Electricity supply can be extremely difficult to arrange and is often the most expensive. Your local REC (Regional Electricity Company) is responsible for new connections and will quote for a new supply.

• Sometimes you can make this a little cheaper by doing some of the trenching work yourself.  The electricity companies prefer you to locate your meter in a white plastic box, recessed into your wall, which is convenient for them but often pretty ugly and you can insist on an indoor meter.

• It is very useful to have a temporary supply to site whilst construction is underway but you have to do a bit of construction work first to create a suitable housing for it. The REC will instruct you on what is required.

• Electricity supply quotes vary from under £1,000 (unusual these days) to many thousands if anything unusual is involved, though typically charges are between £2,000 and £3,000.

• Mains Gas connection prices tend to be much more reasonable, often £300 or so. Not all properties are near a gas main and so connection is not always feasible, but it’s often worth asking for a quotation because sometimes the main can be extended to take account of a new property coming online.

Water supply seem to hover between gas (low) and electricity (high), though are very variable depending on the length of the run. New homes in England and Wales are fitted with water meters and these are normally placed as near to the highway as possible.

• Once you have accepted a quotation, the water company will normally fit a temporary standpipe near to the meter and leave you to distribute the water around the site. Note that water pipes need to be buried at least 750mm below ground to avoid freezing up.

• Note that water mains are now conventionally run in alkathene MDPE pipe and if you plan on having a mains pressure hot water system, it will pay dividends to use a wide bore pipe (25mm minimum) to ensure the maximum flow into the house.

Mains Drains: you will have to make early enquiries as to whether mains drainage is available and how much it will cost to connect. It’s often the water company that runs the drainage as well, and they will be able to provide you with a quotation before you start work.

• If the road has to be opened, it can be very expensive as the work will have to be licensed and will be inspected by the operator, the highways department and your building inspector.

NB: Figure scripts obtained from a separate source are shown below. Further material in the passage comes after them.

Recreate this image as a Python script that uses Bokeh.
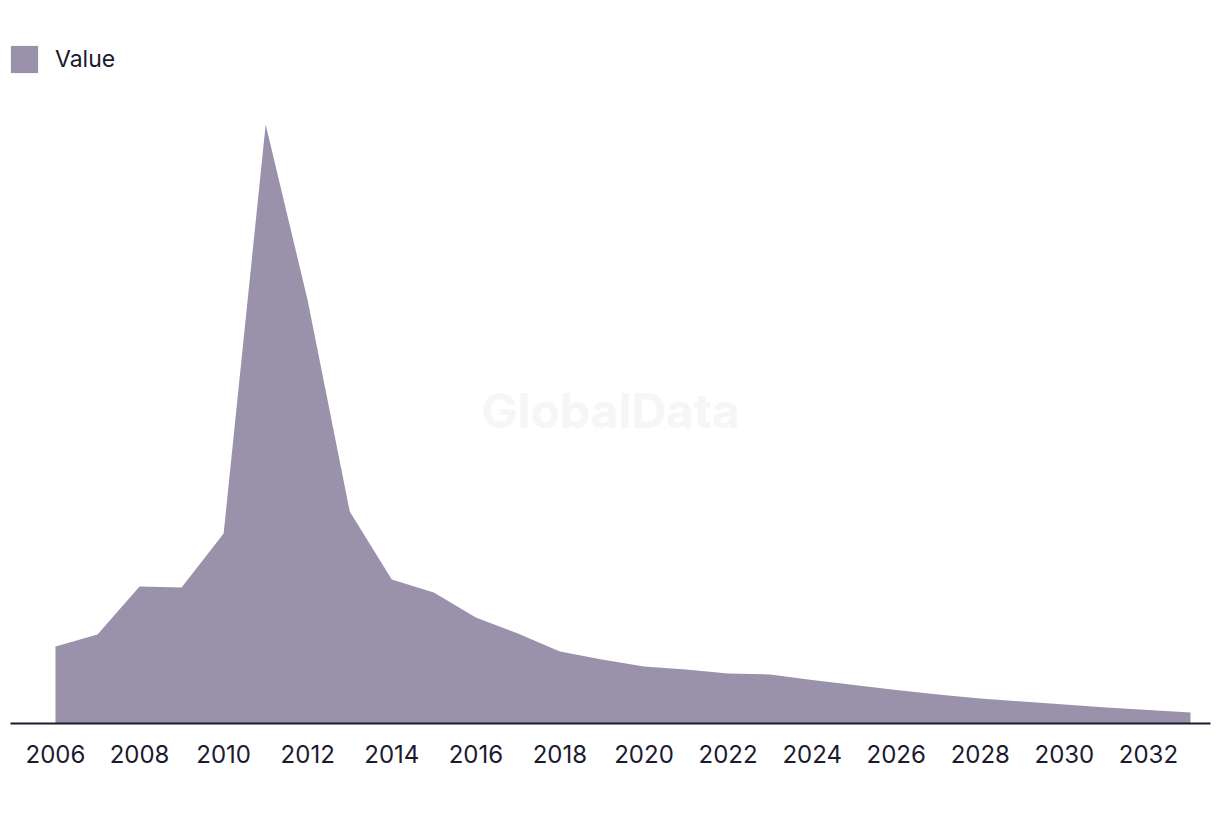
from bokeh.plotting import figure
from bokeh.models import Legend, LegendItem, Label, Range1d, FixedTicker
from bokeh.embed import file_html
from bokeh.resources import INLINE

years = list(range(2006, 2034))
values = [77, 89, 137, 136, 190, 599, 423, 212, 144, 131, 106, 90, 72, 64,
          57, 54, 50, 49, 43.5, 38.5, 33.5, 29, 25, 22, 19, 16, 13.5, 11]
tick_years = list(range(2006, 2034, 2))

AREA = "#9a91aa"
TEXT = "#1b1a2e"
FONT = "Inter"

p = figure(width=1220, height=816, output_backend="svg", toolbar_location=None,
           x_range=Range1d(2004.93, 2033.476), y_range=Range1d(0, 693),
           min_border_left=10, min_border_right=10, min_border_top=30,
           min_border_bottom=93)
p.outline_line_color = None
p.xgrid.visible = False
p.ygrid.visible = False
p.yaxis.visible = False
p.background_fill_color = "white"
p.border_fill_color = "white"

wm = Label(x=600, y=313, x_units="screen", y_units="screen", text="GlobalData",
           text_align="center", text_baseline="middle", text_font=FONT,
           text_font_style="bold", text_font_size="48px", text_color="#f6f6f6")
p.add_layout(wm)

r = p.varea(x=years, y1=0, y2=values, fill_color=AREA)

ax = p.xaxis[0]
ax.ticker = FixedTicker(ticks=tick_years)
ax.axis_line_color = TEXT
ax.axis_line_width = 2
ax.major_tick_line_color = None
ax.minor_tick_line_color = None
ax.major_label_text_font = FONT
ax.major_label_text_font_size = "24px"
ax.major_label_text_color = TEXT
ax.major_label_standoff = 15

legend = Legend(items=[LegendItem(label="Value", renderers=[r])],
                location=(-3, 647), glyph_width=34, glyph_height=34,
                label_standoff=14, padding=0, margin=0, border_line_color=None,
                background_fill_alpha=0, label_text_font=FONT,
                label_text_font_size="23px", label_text_color=TEXT,
                label_height=34)
p.add_layout(legend, "center")

open("out.html", "w").write(file_html(p, INLINE))
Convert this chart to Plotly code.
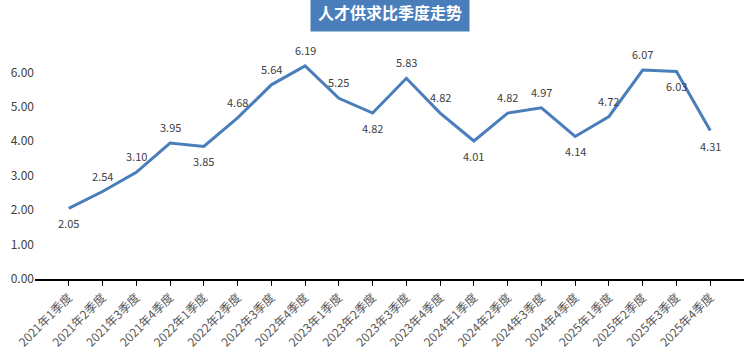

• Generally, if the cost rises above £5,000 for a sewer connection, it starts to become cost effective to think of an off-mains solution such as a septic tank or a treatment plant.

• Note that in England and Wales, water and sewer connections are subject to a little known tax; the infrastructure charge. Currently, it’s £312 for each service. One piece of good news is that VAT is not chargeable on new connection work (and that includes all the utilities).

Telecoms: these tend to be the easiest and cheapest utility to deal with. They often supply you with plastic ducting to lay below ground which their cabling can be pulled through at a later date.

• Industry standards are to lay gas and electricity and telecoms at around 450mm below ground, water at 750mm. You can save yourself a lot of work if you co-ordinate your utility pipes into one trench.